The match against the seven-times champions will be the last Super Rugby side where the Lions face any All Blacks, who go into camp after the June 10 clash in Christchurch.
The tour, which opens on June 3 in Whangarei against a team drawn from New Zealand's semi-professional provincial competition however, does not get easier.
A clash against the Maori All Blacks has been scheduled for Rotorua on June 17, where Gatland, who has to juggle building momentum while trialling combinations, is likely to give his first test side an opportunity to play together before they face Steve Hansen's team.
'NO HIDING PLACE'
While only the Auckland Blues and Crusaders of the five Super Rugby sides will be at full strength, the dominance of New Zealand teams in the competition over the last two years has shown how much depth the rugby-mad country has.
"It's a tough place to go," former Scotland captain Gavin Hastings, who led the Lions on their 1993 tour of New Zealand, told the BBC. "You've got to face up to it. There's no hiding place.

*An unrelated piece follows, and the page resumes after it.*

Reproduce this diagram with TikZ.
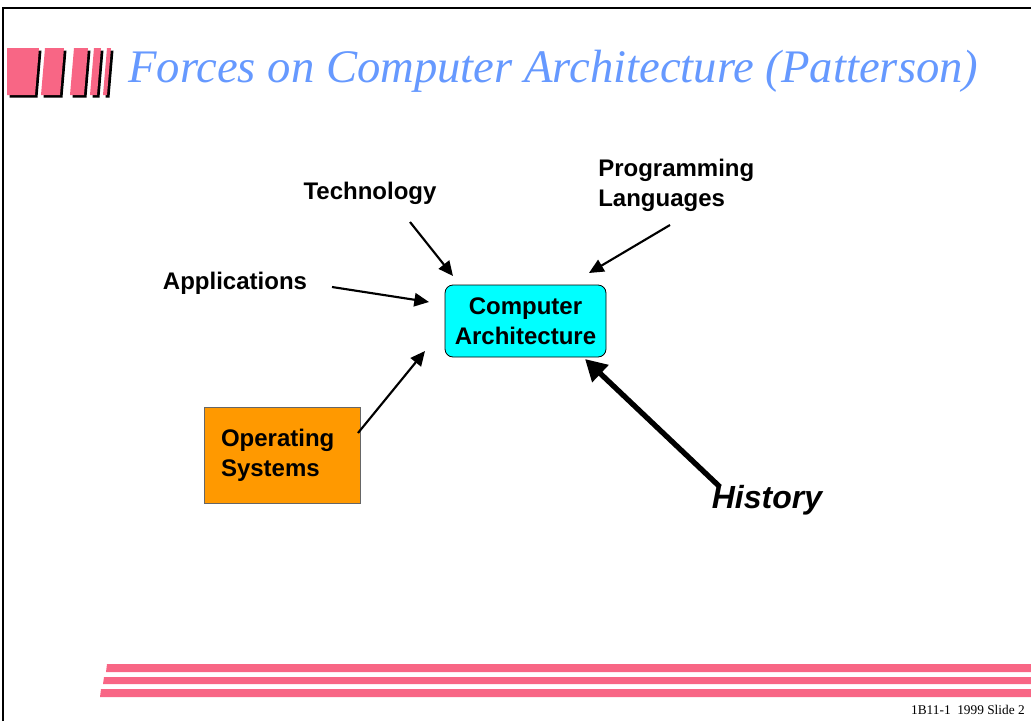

There never has been and never will be."
One comfort for the Lions, however, will be the support of an estimated 20,000 travelling fans, who are just as rabid and knowledgeable as their local counterparts and arrive with full wallets.
The last tour in 2005 generated a total economic benefit of about NZ$250 million (137.46 million pounds), with New Zealand Rugby pocketing almost NZ$25 million and similar estimates are projected this year.
On the field, however, the Lions are well aware they have won just one previous series in New Zealand, when the 1971 side coached by Carwyn James clinched a 2-1 victory with the fourth test a 14-14 draw at Eden Park.
It is not coincidental that two of the three tests on the tour will be held at the revenue-maximising Auckland venue.
The All Blacks have not lost there since 1994, a run of 36 victories and one draw, while they are also unbeaten in New Zealand since 2009 -- a sequence of 45 successive wins.
The world champions, however, have had a run of injuries to several players with captain Kieran Read and Jerome Kaino only expected to return from surgery after the Lions have arrived.
First-choice hooker Dane Coles also remains under a lingering concussion cloud, but Hansen has said he expects most of his players to be available.
Hansen also had one other expectation.
The Lions would be under more pressure than his side.
"It is the strongest Lions squad I have seen in a long time with a lot of depth (and) ... there will be a massive expectation on them," he told London's The Telegraph newspaper.
"The Lions will have to learn to deal with it ... (and) would be foolish to think that there's not an expectation there for them to do well."